So to follow up - good news, and some lessons:
The Good News
I pulled the injectors on the 3YM30 (more on why those and not the glow plugs below), rotated the flywheel and only air came out of the cylinders. Reinstalled the raw water pump and now I'm just awaiting parts to put the motor back together. While I'm awaiting parts and have the injectors out of the engine I dropped them off at a diesel shop to have them checked out and cleaned up as necessary. No way of knowing how long its been since they were checked out since new in 2009 (though I did see tool marks on the injector bodies), so figured with winter layup this is a great time to get that done. With any luck I'll get the parts in, reinstall the injectors, bleed the fuel lines, and we should be off and running.
Lessons
- Don't use a drill pump to push antifreeze through your exhaust system as it doesn't have enough pressure to do so successfully
- Injectors are easier to pull on a 3ym30 than glow plugs. Two of the three glow plugs are buried in the engine and not accessible without an uncomfortable (for me) amount of disassembly. I could see the plug wires, but couldn't even SEE two of the glow plugs.
- In order to get a wrench on the aft most injector I had to take the wire off the aft most glow plug - which is fairly accessible. Teeny tiny nut and similarly sized washer held the wire on. Very delicate operation - especially when contorted through an engine access hatch with only one arm available. A very slim socket extension saved the day, and lots of slow movement.

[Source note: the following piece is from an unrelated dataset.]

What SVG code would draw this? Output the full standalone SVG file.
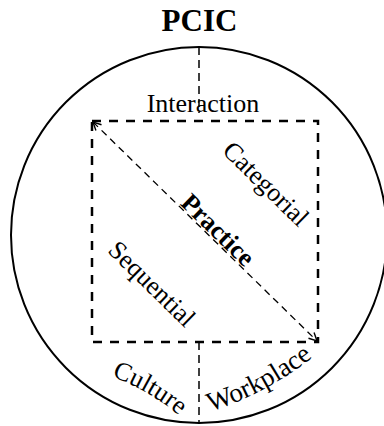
<svg xmlns="http://www.w3.org/2000/svg" width="384" height="426" viewBox="0 0 384 426">
  <style>
    .t { font-family: "Liberation Serif", "Times New Roman", serif; fill: #000; }
    .b { font-weight: bold; }
    .outline { fill: none; stroke: #000; stroke-width: 2; }
    .box { fill: none; stroke: #000; stroke-width: 2.5; stroke-dasharray: 9 8; }
    .div { fill: none; stroke: #000; stroke-width: 1.5; stroke-dasharray: 8 5; }
    .diag { fill: none; stroke: #000; stroke-width: 1.3; stroke-dasharray: 7 5; }
  </style>
  <defs>
    <marker id="arr" viewBox="0 0 10 10" refX="9" refY="5" markerWidth="10" markerHeight="10" markerUnits="userSpaceOnUse" orient="auto-start-reverse">
      <path d="M1,1 L9,5 L1,9" fill="none" stroke="#000" stroke-width="1.4"/>
    </marker>
    <path id="pCulture" d="M 72.3,365.8 A 229 229 0 0 1 207.9,444.2"/>
    <path id="pWork" d="M 126.3,427.1 A 330 330 0 0 0 372.7,296.3"/>
  </defs>

  <g id="title">
    <text class="t b" x="199.5" y="31" font-size="31" text-anchor="middle">PCIC</text>
  </g>

  <g id="circle">
    <circle class="outline" cx="199" cy="235" r="188"/>
  </g>

  <g id="connectors">
    <line class="div" x1="199" y1="47" x2="199" y2="113"/>
    <line class="div" x1="199" y1="342" x2="199" y2="423"/>
    <line class="diag" x1="93" y1="122" x2="317" y2="341" marker-start="url(#arr)" marker-end="url(#arr)"/>
  </g>

  <g id="practice-box">
    <rect class="box" x="92" y="121" width="226" height="221"/>
  </g>

  <g id="interaction">
    <text class="t" x="203" y="112" font-size="26" text-anchor="middle">Interaction</text>
  </g>

  <g id="categorial">
    <text class="t" font-size="26" text-anchor="middle" transform="translate(260,190) rotate(44.4)">Categorial</text>
  </g>

  <g id="practice">
    <text class="t b" font-size="26" text-anchor="middle" transform="translate(212,236) rotate(44.4)">Practice</text>
  </g>

  <g id="sequential">
    <text class="t" font-size="26" text-anchor="middle" transform="translate(146,290) rotate(44.4)">Sequential</text>
  </g>

  <g id="culture">
    <text class="t" font-size="26" text-anchor="middle"><textPath href="#pCulture" startOffset="50%">Culture</textPath></text>
  </g>

  <g id="workplace">
    <text class="t" font-size="27" text-anchor="middle"><textPath href="#pWork" startOffset="50%">Workplace</textPath></text>
  </g>
</svg>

- The fuel pump injection lines from the fuel pump and injectors themselves were really no problem to remove. The real problem was the return line, which is secured by a top nut onto each of the injectors. Since the return line is made up of soft metal tubing you have to be VERY careful not to twist it when removing the top nut, which wants to torque the return line as the injector it is connected to turns in the engine block. To prevent this you are supposed to put a wrench on the injector, and hold it still, while you put a wrench on the top nut and twist it off. Yeah, good luck with that. The top nut securing the return line was WAY tighter than the injector in the engine block, and there was absolutely NO way to get any tool available to mere mortals on the sides of the injector due to the engine block recess being so close. After twisting the metal return lines enough that I realized they were probably compromised I took a pair of wire cutters and snipped the tubing off close to the injector. Then it was a simple matter of backing out the entire injector with a wrench. The return line is a $62 part I'm happy to replace. If anyone has a better idea I'd be very glad to hear it. I'm having the diesel shop loosen the top nut from the injector when they clean them up as I cannot with hand tools. Sheesh. I'm giving serious thought to just how to reinstall without torqueing the NEW return line.
- My engine is pretty clean, but as soon as I started torqeuing and snipping return lines and putting wrenches on painted fuel lines and injectors little bits of paint flakes were everywhere. I used a shop vac to get as much of that as I could to prevent it from falling into the cylinders when the injectors came out, and shop vacced the injector hole as well, just to be safe. Then stuffed clean and oiled shop towels into the injector holes to prevent rust while the injectors are out.
- If you have an average set of tools you'll likely expand it during this mechanical work. The wrench and socket sizes required are metric and larger than the "standard" toolkits provide. I bought a set of metric open and closed end ratcheting wrenches that included a 17mm which I needed for the top nut on the injectors. The actual injector body screwed into the engine block is even larger than that, I want to say around 22mm. That's 1/2" socket territory, and you'll need an extension and any adapters for your tool set to get that on there if the top part of the injector comes off during removal.
- Also, to put the injectors back in you'll need to replace some consumable gaskets. If you look on the parts diagram you'll see them. They're just a few bucks apiece (the injector shop will probably replace them, but I have them ready).
I hope not to have to do this again, but I did get to work on parts of my 3ym30 I've never touched, which I'm enjoying. It seems like a simple engine to work on, but access is an issue, both from an engine bay perspective as well as the way the engine is assembled. Probably way easier on the factory floor when they put it together. Anyway, thanks for everyone's help on this. Appreciate the assist.